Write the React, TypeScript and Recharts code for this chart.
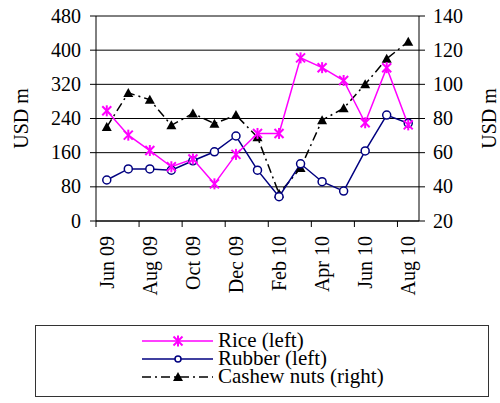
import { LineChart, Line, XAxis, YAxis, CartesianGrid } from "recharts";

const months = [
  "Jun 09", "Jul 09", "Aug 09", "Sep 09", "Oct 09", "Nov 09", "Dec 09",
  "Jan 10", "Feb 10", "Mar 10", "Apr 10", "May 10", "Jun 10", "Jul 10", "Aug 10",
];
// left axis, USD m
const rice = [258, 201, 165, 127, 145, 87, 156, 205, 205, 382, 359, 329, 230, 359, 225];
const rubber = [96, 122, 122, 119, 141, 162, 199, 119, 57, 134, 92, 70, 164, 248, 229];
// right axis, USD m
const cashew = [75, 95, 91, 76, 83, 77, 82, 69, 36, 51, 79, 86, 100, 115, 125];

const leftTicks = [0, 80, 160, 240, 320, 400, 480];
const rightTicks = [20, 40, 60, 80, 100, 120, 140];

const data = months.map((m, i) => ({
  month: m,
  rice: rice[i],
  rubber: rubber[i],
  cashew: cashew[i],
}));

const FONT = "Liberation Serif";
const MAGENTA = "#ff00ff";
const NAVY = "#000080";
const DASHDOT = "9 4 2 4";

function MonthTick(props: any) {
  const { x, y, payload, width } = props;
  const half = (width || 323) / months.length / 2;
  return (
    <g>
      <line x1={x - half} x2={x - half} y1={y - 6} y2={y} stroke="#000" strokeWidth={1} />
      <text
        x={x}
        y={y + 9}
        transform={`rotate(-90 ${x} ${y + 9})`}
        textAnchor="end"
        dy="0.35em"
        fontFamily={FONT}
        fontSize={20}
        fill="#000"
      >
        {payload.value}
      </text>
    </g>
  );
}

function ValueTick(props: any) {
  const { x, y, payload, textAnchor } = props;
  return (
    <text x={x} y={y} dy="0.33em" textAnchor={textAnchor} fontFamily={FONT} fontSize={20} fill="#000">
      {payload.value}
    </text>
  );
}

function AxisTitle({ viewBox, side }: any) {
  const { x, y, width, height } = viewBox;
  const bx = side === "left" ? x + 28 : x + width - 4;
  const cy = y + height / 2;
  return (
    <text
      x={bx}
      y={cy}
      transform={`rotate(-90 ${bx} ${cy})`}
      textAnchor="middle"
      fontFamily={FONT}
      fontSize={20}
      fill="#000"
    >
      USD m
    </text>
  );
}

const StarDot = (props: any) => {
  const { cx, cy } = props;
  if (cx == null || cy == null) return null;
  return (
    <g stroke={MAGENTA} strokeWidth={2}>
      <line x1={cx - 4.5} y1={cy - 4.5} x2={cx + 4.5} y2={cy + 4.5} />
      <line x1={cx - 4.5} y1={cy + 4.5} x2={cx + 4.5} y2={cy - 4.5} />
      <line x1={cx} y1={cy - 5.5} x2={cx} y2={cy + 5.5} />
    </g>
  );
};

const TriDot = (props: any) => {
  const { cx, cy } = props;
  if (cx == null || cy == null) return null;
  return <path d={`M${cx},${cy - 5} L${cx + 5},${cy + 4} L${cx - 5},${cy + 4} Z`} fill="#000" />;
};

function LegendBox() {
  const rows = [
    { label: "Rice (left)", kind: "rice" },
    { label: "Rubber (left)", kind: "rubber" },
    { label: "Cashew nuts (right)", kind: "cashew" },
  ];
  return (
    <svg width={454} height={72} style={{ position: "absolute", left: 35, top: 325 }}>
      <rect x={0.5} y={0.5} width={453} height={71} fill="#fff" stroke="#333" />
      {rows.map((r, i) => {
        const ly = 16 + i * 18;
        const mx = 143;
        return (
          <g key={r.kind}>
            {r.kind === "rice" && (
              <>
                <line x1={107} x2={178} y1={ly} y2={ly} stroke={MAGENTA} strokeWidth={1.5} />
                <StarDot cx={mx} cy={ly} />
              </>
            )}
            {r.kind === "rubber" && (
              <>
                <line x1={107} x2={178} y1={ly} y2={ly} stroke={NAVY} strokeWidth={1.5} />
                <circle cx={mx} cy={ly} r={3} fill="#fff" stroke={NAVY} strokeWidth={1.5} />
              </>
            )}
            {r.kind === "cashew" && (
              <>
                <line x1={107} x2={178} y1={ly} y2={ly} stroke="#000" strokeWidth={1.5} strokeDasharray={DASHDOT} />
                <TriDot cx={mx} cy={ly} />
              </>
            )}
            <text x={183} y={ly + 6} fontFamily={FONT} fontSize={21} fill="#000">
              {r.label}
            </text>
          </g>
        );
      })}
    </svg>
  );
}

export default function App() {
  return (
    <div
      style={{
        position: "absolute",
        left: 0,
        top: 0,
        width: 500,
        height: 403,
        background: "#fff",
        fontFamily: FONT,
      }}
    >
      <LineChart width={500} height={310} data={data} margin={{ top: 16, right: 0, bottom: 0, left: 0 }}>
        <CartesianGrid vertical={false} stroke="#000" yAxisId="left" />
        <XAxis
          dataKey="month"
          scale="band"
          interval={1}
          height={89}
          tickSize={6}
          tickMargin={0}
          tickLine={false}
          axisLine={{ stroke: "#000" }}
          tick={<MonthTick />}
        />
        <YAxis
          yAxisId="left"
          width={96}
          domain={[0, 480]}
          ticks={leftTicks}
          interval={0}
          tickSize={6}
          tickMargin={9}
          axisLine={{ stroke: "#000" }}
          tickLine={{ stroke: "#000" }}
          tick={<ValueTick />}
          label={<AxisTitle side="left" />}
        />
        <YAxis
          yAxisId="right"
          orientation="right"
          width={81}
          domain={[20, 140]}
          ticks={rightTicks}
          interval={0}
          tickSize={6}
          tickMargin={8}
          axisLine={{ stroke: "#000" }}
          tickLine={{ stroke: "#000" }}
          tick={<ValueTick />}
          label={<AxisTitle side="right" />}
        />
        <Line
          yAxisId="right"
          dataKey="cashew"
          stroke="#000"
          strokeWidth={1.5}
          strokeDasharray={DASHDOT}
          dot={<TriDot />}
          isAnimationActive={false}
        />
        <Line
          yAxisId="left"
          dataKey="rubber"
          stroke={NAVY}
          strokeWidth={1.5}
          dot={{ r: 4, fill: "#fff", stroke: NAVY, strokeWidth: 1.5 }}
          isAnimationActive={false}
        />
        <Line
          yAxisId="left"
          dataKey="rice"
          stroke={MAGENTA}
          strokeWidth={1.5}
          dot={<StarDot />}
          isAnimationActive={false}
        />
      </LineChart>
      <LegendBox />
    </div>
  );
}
********************
- **EXERCISE DETAILS**:
Copy the material exactly. Do not include the pictures.

- **RESULT OF THE TASK**:
Write the React, TypeScript and Recharts code for this chart.
import { LineChart, Line, XAxis, YAxis, CartesianGrid } from "recharts";

const months = [
  "Jun 09", "Jul 09", "Aug 09", "Sep 09", "Oct 09", "Nov 09", "Dec 09",
  "Jan 10", "Feb 10", "Mar 10", "Apr 10", "May 10", "Jun 10", "Jul 10", "Aug 10",
];
// left axis, USD m
const rice = [258, 201, 165, 127, 145, 87, 156, 205, 205, 382, 359, 329, 230, 359, 225];
const rubber = [96, 122, 122, 119, 141, 162, 199, 119, 57, 134, 92, 70, 164, 248, 229];
// right axis, USD m
const cashew = [75, 95, 91, 76, 83, 77, 82, 69, 36, 51, 79, 86, 100, 115, 125];

const leftTicks = [0, 80, 160, 240, 320, 400, 480];
const rightTicks = [20, 40, 60, 80, 100, 120, 140];

const data = months.map((m, i) => ({
  month: m,
  rice: rice[i],
  rubber: rubber[i],
  cashew: cashew[i],
}));

const FONT = "Liberation Serif";
const MAGENTA = "#ff00ff";
const NAVY = "#000080";
const DASHDOT = "9 4 2 4";

function MonthTick(props: any) {
  const { x, y, payload, width } = props;
  const half = (width || 323) / months.length / 2;
  return (
    <g>
      <line x1={x - half} x2={x - half} y1={y - 6} y2={y} stroke="#000" strokeWidth={1} />
      <text
        x={x}
        y={y + 9}
        transform={`rotate(-90 ${x} ${y + 9})`}
        textAnchor="end"
        dy="0.35em"
        fontFamily={FONT}
        fontSize={20}
        fill="#000"
      >
        {payload.value}
      </text>
    </g>
  );
}

function ValueTick(props: any) {
  const { x, y, payload, textAnchor } = props;
  return (
    <text x={x} y={y} dy="0.33em" textAnchor={textAnchor} fontFamily={FONT} fontSize={20} fill="#000">
      {payload.value}
    </text>
  );
}

function AxisTitle({ viewBox, side }: any) {
  const { x, y, width, height } = viewBox;
  const bx = side === "left" ? x + 28 : x + width - 4;
  const cy = y + height / 2;
  return (
    <text
      x={bx}
      y={cy}
      transform={`rotate(-90 ${bx} ${cy})`}
      textAnchor="middle"
      fontFamily={FONT}
      fontSize={20}
      fill="#000"
    >
      USD m
    </text>
  );
}

const StarDot = (props: any) => {
  const { cx, cy } = props;
  if (cx == null || cy == null) return null;
  return (
    <g stroke={MAGENTA} strokeWidth={2}>
      <line x1={cx - 4.5} y1={cy - 4.5} x2={cx + 4.5} y2={cy + 4.5} />
      <line x1={cx - 4.5} y1={cy + 4.5} x2={cx + 4.5} y2={cy - 4.5} />
      <line x1={cx} y1={cy - 5.5} x2={cx} y2={cy + 5.5} />
    </g>
  );
};

const TriDot = (props: any) => {
  const { cx, cy } = props;
  if (cx == null || cy == null) return null;
  return <path d={`M${cx},${cy - 5} L${cx + 5},${cy + 4} L${cx - 5},${cy + 4} Z`} fill="#000" />;
};

function LegendBox() {
  const rows = [
    { label: "Rice (left)", kind: "rice" },
    { label: "Rubber (left)", kind: "rubber" },
    { label: "Cashew nuts (right)", kind: "cashew" },
  ];
  return (
    <svg width={454} height={72} style={{ position: "absolute", left: 35, top: 325 }}>
      <rect x={0.5} y={0.5} width={453} height={71} fill="#fff" stroke="#333" />
      {rows.map((r, i) => {
        const ly = 16 + i * 18;
        const mx = 143;
        return (
          <g key={r.kind}>
            {r.kind === "rice" && (
              <>
                <line x1={107} x2={178} y1={ly} y2={ly} stroke={MAGENTA} strokeWidth={1.5} />
                <StarDot cx={mx} cy={ly} />
              </>
            )}
            {r.kind === "rubber" && (
              <>
                <line x1={107} x2={178} y1={ly} y2={ly} stroke={NAVY} strokeWidth={1.5} />
                <circle cx={mx} cy={ly} r={3} fill="#fff" stroke={NAVY} strokeWidth={1.5} />
              </>
            )}
            {r.kind === "cashew" && (
              <>
                <line x1={107} x2={178} y1={ly} y2={ly} stroke="#000" strokeWidth={1.5} strokeDasharray={DASHDOT} />
                <TriDot cx={mx} cy={ly} />
              </>
            )}
            <text x={183} y={ly + 6} fontFamily={FONT} fontSize={21} fill="#000">
              {r.label}
            </text>
          </g>
        );
      })}
    </svg>
  );
}

export default function App() {
  return (
    <div
      style={{
        position: "absolute",
        left: 0,
        top: 0,
        width: 500,
        height: 403,
        background: "#fff",
        fontFamily: FONT,
      }}
    >
      <LineChart width={500} height={310} data={data} margin={{ top: 16, right: 0, bottom: 0, left: 0 }}>
        <CartesianGrid vertical={false} stroke="#000" yAxisId="left" />
        <XAxis
          dataKey="month"
          scale="band"
          interval={1}
          height={89}
          tickSize={6}
          tickMargin={0}
          tickLine={false}
          axisLine={{ stroke: "#000" }}
          tick={<MonthTick />}
        />
        <YAxis
          yAxisId="left"
          width={96}
          domain={[0, 480]}
          ticks={leftTicks}
          interval={0}
          tickSize={6}
          tickMargin={9}
          axisLine={{ stroke: "#000" }}
          tickLine={{ stroke: "#000" }}
          tick={<ValueTick />}
          label={<AxisTitle side="left" />}
        />
        <YAxis
          yAxisId="right"
          orientation="right"
          width={81}
          domain={[20, 140]}
          ticks={rightTicks}
          interval={0}
          tickSize={6}
          tickMargin={8}
          axisLine={{ stroke: "#000" }}
          tickLine={{ stroke: "#000" }}
          tick={<ValueTick />}
          label={<AxisTitle side="right" />}
        />
        <Line
          yAxisId="right"
          dataKey="cashew"
          stroke="#000"
          strokeWidth={1.5}
          strokeDasharray={DASHDOT}
          dot={<TriDot />}
          isAnimationActive={false}
        />
        <Line
          yAxisId="left"
          dataKey="rubber"
          stroke={NAVY}
          strokeWidth={1.5}
          dot={{ r: 4, fill: "#fff", stroke: NAVY, strokeWidth: 1.5 }}
          isAnimationActive={false}
        />
        <Line
          yAxisId="left"
          dataKey="rice"
          stroke={MAGENTA}
          strokeWidth={1.5}
          dot={<StarDot />}
          isAnimationActive={false}
        />
      </LineChart>
      <LegendBox />
    </div>
  );
}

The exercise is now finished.